** WHAT YOU WILL DO **
Give a count of the lines below that have the string "chart" in them, with no other words.

+ + +

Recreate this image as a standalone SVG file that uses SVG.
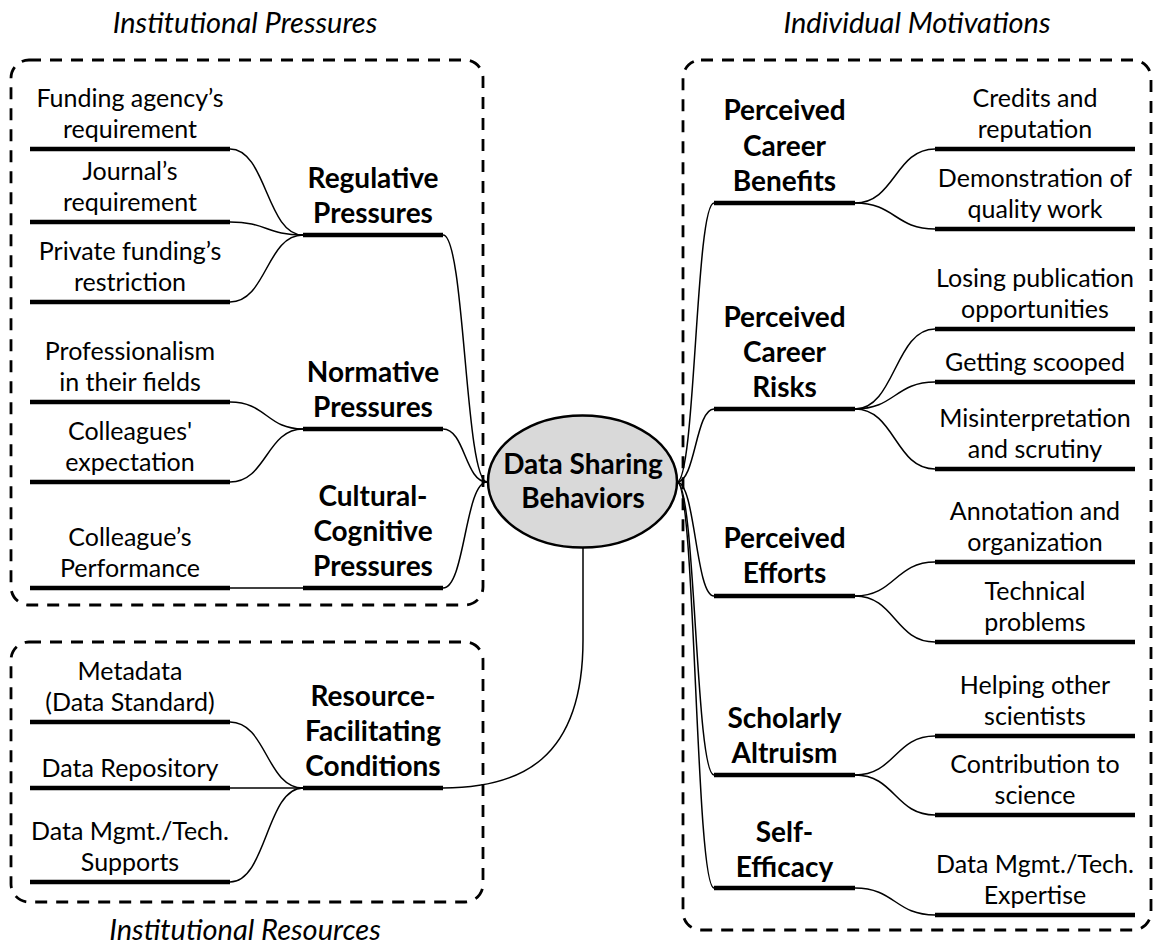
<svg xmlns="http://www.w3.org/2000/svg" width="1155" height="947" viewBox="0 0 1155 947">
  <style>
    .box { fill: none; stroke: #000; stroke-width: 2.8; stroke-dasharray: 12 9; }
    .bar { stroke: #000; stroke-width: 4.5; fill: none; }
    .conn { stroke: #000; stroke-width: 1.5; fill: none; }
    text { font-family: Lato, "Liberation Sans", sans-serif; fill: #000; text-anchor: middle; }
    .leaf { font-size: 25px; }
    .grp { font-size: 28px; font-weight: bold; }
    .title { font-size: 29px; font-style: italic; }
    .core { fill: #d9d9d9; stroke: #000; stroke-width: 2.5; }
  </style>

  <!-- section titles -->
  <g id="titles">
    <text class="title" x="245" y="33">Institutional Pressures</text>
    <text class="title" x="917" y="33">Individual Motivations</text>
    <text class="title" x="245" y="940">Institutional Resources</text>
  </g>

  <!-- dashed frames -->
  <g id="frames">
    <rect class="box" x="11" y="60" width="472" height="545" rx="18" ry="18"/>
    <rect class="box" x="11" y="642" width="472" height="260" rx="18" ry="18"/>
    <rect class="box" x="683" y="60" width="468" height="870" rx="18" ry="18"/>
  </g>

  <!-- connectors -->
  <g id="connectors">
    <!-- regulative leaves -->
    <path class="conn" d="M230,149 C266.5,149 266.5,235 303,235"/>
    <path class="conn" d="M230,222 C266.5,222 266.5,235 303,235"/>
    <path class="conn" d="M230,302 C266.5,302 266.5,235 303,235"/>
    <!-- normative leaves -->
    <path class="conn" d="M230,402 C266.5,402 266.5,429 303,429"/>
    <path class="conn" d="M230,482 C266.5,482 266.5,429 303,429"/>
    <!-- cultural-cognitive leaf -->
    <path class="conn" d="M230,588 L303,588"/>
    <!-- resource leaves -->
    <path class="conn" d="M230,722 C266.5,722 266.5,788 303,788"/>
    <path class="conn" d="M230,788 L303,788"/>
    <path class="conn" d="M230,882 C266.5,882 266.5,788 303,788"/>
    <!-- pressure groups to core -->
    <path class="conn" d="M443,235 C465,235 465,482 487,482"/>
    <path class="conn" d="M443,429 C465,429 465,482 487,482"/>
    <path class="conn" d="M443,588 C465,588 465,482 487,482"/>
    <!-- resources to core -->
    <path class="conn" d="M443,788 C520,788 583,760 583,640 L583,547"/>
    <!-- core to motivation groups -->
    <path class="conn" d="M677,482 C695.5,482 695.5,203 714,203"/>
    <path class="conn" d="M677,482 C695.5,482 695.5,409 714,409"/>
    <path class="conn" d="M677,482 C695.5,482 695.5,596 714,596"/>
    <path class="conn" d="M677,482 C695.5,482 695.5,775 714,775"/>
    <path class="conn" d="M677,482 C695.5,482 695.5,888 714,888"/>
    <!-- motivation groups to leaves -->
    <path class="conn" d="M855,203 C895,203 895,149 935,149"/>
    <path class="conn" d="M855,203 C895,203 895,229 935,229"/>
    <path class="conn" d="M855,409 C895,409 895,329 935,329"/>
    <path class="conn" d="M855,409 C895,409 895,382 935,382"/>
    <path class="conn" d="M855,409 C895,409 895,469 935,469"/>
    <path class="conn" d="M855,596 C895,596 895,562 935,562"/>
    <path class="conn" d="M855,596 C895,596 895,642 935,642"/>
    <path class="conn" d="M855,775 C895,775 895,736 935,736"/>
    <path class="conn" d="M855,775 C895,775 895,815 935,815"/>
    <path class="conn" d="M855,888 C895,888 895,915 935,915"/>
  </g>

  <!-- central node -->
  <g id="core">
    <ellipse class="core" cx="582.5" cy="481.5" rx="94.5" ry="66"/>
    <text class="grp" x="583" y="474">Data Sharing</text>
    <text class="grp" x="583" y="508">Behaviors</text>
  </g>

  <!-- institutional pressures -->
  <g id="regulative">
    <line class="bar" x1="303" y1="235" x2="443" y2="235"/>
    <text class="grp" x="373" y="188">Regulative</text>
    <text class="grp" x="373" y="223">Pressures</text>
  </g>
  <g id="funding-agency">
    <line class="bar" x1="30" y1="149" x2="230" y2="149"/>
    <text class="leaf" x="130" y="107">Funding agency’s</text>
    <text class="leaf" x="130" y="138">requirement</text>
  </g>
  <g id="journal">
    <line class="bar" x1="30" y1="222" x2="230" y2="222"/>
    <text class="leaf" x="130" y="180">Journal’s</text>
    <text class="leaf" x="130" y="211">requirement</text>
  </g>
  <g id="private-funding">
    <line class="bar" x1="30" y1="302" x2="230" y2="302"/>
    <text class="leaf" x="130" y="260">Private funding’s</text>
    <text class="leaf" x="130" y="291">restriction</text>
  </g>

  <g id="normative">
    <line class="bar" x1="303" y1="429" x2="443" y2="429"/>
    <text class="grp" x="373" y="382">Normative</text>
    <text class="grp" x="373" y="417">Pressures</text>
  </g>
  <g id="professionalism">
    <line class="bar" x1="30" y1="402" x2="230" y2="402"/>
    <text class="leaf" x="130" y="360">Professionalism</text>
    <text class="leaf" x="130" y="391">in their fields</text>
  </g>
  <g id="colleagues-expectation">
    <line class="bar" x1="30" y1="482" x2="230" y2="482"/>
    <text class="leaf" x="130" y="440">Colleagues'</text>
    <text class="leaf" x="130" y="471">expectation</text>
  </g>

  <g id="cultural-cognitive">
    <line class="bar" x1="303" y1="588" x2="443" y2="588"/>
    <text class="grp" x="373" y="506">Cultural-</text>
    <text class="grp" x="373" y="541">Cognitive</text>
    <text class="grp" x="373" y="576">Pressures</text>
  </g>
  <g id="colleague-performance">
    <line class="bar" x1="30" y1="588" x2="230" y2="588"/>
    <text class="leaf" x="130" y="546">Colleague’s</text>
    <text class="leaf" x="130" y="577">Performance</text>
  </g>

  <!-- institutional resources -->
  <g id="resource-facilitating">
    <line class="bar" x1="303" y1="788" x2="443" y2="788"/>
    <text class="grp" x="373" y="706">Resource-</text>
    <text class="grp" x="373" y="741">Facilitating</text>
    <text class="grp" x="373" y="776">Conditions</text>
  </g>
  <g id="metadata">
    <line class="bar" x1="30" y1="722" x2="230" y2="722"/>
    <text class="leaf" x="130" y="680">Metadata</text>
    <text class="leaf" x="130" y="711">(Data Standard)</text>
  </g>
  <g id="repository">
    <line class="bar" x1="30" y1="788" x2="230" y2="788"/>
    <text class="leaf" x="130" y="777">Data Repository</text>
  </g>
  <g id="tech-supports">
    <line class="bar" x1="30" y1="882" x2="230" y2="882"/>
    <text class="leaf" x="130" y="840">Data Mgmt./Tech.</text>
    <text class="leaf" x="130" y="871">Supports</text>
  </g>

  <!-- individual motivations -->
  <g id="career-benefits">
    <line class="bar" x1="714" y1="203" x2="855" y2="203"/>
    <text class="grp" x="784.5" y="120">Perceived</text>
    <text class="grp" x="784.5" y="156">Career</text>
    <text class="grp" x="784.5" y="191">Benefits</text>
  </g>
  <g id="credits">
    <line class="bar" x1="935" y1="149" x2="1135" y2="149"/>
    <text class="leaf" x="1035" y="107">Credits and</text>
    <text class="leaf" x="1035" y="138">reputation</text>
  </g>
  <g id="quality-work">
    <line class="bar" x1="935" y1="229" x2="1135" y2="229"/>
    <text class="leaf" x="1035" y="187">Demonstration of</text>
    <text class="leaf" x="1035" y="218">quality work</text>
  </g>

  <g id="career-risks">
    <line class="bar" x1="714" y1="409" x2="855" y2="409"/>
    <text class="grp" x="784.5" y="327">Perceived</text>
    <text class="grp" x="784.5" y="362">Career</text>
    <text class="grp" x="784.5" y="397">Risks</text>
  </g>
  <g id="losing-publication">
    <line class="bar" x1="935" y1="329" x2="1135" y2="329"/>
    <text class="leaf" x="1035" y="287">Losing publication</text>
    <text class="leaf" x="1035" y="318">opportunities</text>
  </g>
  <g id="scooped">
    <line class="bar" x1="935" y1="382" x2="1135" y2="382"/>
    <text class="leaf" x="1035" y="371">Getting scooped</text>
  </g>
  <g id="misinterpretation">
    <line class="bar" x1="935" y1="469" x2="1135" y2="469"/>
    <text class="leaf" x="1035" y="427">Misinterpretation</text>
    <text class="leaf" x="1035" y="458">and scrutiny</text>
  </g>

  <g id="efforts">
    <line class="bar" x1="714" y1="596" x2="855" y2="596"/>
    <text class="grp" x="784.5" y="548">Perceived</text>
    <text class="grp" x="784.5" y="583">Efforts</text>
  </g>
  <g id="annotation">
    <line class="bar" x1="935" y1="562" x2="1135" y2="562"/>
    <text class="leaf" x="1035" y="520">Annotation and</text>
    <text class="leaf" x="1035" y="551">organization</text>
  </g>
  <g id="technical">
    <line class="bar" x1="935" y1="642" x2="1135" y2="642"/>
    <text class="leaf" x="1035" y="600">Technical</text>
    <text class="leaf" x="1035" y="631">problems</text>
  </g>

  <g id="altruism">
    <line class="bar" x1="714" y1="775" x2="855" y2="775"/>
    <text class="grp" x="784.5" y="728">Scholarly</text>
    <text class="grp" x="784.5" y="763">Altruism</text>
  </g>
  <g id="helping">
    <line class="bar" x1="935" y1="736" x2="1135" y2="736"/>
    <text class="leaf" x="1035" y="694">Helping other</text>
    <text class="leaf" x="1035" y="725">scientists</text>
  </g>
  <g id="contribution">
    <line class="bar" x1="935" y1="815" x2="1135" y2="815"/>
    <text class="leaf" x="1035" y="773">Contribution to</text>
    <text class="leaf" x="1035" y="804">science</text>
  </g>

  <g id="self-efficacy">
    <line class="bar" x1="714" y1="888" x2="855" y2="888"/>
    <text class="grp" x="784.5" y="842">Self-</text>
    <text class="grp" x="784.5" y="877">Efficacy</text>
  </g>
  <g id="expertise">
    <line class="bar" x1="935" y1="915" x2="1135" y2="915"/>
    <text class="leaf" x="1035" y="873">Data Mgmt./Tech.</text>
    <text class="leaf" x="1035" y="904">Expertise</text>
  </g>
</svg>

+ + +

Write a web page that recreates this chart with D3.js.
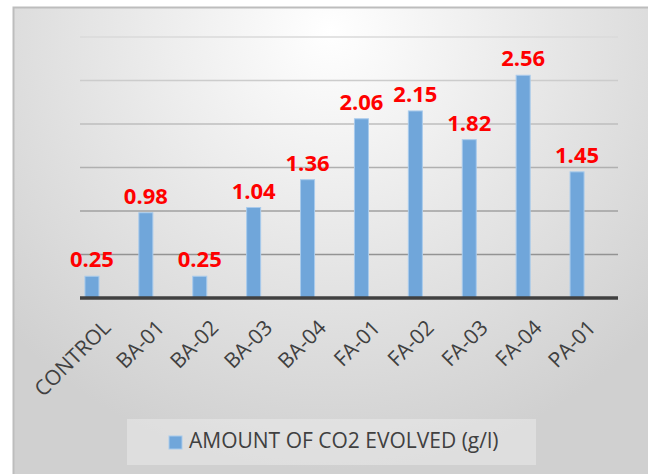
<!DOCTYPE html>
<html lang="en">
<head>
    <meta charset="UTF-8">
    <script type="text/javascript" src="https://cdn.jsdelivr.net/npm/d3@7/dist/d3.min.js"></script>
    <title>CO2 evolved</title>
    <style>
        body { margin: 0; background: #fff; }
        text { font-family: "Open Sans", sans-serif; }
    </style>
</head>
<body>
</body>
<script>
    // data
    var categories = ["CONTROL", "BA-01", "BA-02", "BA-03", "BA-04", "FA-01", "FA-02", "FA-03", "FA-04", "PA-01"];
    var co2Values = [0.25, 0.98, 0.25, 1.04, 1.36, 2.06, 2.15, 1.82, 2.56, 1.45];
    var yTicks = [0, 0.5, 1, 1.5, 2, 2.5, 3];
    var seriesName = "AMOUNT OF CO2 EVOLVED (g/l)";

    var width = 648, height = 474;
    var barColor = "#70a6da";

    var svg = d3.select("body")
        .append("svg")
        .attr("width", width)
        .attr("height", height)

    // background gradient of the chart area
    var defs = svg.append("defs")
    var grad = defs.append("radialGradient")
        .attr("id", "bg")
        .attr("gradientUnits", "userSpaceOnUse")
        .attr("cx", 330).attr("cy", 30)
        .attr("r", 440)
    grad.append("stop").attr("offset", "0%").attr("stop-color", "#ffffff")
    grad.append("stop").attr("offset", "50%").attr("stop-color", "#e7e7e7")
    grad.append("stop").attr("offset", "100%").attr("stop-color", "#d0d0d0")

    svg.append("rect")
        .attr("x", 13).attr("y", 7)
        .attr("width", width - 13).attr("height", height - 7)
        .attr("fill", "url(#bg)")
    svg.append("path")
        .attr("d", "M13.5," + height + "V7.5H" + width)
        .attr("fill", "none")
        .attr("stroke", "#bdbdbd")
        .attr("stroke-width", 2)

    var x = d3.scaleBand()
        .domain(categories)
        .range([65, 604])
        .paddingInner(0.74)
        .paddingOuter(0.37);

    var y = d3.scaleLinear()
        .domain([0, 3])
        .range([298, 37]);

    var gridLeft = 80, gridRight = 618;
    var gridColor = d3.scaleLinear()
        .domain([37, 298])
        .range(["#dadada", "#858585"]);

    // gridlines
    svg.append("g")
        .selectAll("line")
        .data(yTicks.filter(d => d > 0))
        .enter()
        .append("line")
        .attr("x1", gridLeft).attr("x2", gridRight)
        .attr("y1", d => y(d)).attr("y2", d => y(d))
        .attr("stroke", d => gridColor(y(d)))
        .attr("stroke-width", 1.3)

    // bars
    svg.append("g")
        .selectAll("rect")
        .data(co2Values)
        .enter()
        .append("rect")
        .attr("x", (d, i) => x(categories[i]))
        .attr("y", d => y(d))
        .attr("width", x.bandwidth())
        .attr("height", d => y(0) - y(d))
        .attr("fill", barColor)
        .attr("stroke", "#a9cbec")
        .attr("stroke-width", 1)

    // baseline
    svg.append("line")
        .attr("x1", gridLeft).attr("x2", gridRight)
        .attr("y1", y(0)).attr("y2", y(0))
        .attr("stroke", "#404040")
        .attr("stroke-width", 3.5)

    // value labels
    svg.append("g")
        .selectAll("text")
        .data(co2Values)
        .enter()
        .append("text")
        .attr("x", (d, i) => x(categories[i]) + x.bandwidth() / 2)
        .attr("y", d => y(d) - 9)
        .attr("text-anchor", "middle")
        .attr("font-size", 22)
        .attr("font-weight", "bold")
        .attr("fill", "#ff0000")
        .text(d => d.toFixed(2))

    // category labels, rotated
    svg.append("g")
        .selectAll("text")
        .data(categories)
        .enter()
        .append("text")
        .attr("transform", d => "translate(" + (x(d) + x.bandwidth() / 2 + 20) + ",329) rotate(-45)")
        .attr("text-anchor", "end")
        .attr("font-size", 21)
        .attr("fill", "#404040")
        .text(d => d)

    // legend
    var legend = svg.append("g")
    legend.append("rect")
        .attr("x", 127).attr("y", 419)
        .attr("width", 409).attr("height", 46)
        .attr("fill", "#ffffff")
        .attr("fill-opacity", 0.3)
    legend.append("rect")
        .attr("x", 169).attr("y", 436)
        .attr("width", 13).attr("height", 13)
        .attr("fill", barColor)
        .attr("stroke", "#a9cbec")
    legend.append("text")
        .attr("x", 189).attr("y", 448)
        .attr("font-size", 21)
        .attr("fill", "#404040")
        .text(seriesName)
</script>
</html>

+ + +

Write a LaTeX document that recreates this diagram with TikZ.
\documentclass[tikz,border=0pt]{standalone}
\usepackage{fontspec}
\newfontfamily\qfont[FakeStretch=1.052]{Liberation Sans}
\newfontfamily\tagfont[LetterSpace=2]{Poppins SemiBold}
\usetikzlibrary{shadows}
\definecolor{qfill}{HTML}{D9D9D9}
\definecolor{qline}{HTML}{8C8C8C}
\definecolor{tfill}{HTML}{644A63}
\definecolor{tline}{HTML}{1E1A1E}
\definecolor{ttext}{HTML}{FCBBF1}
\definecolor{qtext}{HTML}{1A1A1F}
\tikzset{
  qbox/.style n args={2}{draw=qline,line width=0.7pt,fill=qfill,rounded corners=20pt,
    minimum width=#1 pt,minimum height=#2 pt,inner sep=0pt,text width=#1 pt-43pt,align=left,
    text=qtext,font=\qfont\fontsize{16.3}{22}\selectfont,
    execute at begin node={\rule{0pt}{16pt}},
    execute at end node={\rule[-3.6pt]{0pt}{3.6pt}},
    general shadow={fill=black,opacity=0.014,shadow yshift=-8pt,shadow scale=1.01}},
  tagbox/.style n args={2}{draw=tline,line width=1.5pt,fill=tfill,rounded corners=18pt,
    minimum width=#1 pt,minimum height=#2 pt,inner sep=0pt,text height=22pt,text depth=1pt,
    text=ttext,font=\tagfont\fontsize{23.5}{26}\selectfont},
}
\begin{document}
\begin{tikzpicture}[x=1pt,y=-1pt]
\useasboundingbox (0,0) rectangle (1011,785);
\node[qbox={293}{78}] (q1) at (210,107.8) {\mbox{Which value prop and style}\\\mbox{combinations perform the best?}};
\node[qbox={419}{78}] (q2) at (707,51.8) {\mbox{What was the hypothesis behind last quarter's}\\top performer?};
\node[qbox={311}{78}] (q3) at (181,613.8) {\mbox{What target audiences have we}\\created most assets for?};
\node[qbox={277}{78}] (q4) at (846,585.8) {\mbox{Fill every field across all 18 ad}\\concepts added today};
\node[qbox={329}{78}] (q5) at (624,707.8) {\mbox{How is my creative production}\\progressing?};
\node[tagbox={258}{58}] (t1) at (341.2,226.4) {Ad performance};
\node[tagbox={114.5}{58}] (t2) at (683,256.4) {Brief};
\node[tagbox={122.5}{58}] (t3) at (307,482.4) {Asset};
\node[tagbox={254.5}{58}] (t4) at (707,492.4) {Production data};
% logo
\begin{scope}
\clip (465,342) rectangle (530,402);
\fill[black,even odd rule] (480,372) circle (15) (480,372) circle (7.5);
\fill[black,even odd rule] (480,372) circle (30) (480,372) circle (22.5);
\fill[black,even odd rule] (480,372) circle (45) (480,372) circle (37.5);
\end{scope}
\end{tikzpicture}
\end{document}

+ + +

** ANSWER IN FULL **
2